The scene showed Carl and Bonnie, a new character Carl’s age, running down an alleyway and stopping behind a garbage bin. They’ve just robbed a convenience store — yes, robbed — and their adrenaline is running high. Then, in painfully slow motion, Bonnie goes in for a kiss, the first for Carl.

“They had to put that in slow motion,” 14-year-old Ethan deadpanned. A few minutes later, two lines worth of dialogue work done, Ethan, an eighth-grader at St. Charles’ Thompson Middle School, swore up and down the kissing scene wasn’t anything special.

“It’s like any other scene,” he said nonchalantly. “It’s just that there’s a new person on set.”

With the breasts and buttocks that abound in “Shameless,” a kiss holds no shock value, but its emotional weight for Carl is more than the greatest bodybuilder can bench.

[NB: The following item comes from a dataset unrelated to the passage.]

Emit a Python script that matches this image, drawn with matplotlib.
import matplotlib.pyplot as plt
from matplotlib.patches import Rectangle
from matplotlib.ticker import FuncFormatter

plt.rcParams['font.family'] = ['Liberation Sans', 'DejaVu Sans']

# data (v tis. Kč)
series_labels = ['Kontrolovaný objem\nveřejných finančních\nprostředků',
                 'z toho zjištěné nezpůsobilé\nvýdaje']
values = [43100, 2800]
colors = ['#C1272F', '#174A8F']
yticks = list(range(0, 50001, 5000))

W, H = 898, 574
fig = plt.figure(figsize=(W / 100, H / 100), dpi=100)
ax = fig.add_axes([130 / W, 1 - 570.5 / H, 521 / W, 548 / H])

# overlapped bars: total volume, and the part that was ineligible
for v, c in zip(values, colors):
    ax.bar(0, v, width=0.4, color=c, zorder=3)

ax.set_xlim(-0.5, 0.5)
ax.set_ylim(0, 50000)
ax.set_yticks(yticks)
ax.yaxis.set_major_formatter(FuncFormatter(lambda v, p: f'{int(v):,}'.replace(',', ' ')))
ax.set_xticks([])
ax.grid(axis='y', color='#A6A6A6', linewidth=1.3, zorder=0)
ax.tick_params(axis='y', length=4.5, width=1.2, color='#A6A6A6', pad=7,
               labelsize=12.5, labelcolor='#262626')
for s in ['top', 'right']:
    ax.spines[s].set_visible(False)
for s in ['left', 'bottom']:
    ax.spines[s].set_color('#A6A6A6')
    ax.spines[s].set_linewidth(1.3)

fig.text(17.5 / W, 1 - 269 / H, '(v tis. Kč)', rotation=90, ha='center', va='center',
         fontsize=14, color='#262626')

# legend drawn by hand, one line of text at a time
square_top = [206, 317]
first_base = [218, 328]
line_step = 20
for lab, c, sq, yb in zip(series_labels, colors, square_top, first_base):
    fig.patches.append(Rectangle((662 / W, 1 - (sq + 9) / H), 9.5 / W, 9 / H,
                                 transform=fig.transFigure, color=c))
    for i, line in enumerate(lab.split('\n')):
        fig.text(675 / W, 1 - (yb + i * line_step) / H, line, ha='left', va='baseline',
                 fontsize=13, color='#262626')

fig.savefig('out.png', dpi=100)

Ethan plays it pitch perfect, cool and calm with a slight smile before the scene cuts away to let the audience know that some part of Carl was affected — even if Ethan wasn’t.

Showtime’s “Shameless” follows the Gallaghers, a hardscrabble family living on Chicago’s South Side. William H. Macy plays Frank, the family’s alcoholic, drug-addicted patriarch, while the talented Emmy Rossum portrays Fiona, the 23-year-old de facto family leader who shoulders most of the household responsibilities. The other five Gallagher children are well explored this season, too, including Ethan’s Carl, who has been featured more this year than any other.

The Season 4 finale will air Sunday, and Carl will factor in the episode heavily as his relationship with Bonnie blooms and he faces his father with a (slightly) more grown up perspective on life and family.

Carl’s increased airtime is a direct result of Ethan’s blossoming talent, said Mark Mylod, an executive producer on “Shameless.”

“When you look at Season 1, the role of Carl was to occasionally say something slightly shocking, but we certainly would never dream of actually putting any kind of narrative on him or giving him any kind of story strand,” he said. This season “we needed Ethan’s character to pull a lot more dramatic weight, and Ethan stepped up to the plate wonderfully and continues to impress us all both as a young man and as an actor.”

Ethan began modeling in print ads and commercials at 4 years old, and landed his first film role at 7 in “Fred Claus.”

As a child, Ethan was a high-energy, active kid, said his mother, Yvonne Cutkosky, a former teacher. Her husband and Ethan’s father, David Cutkosky, a computer software engineer, was often away for work during the week, and she thought traveling to and from acting gigs would be a good way to spend time with Ethan, she said.

Dawn Gray, Ethan’s agent, signed him about 10 years ago and remembers him having an innate gift for acting. “He was very natural, which a lot of kids aren’t,” Gray said. “He was really grounded as an actor and able to play a wide range of things. He was very in touch with doing tough material too.”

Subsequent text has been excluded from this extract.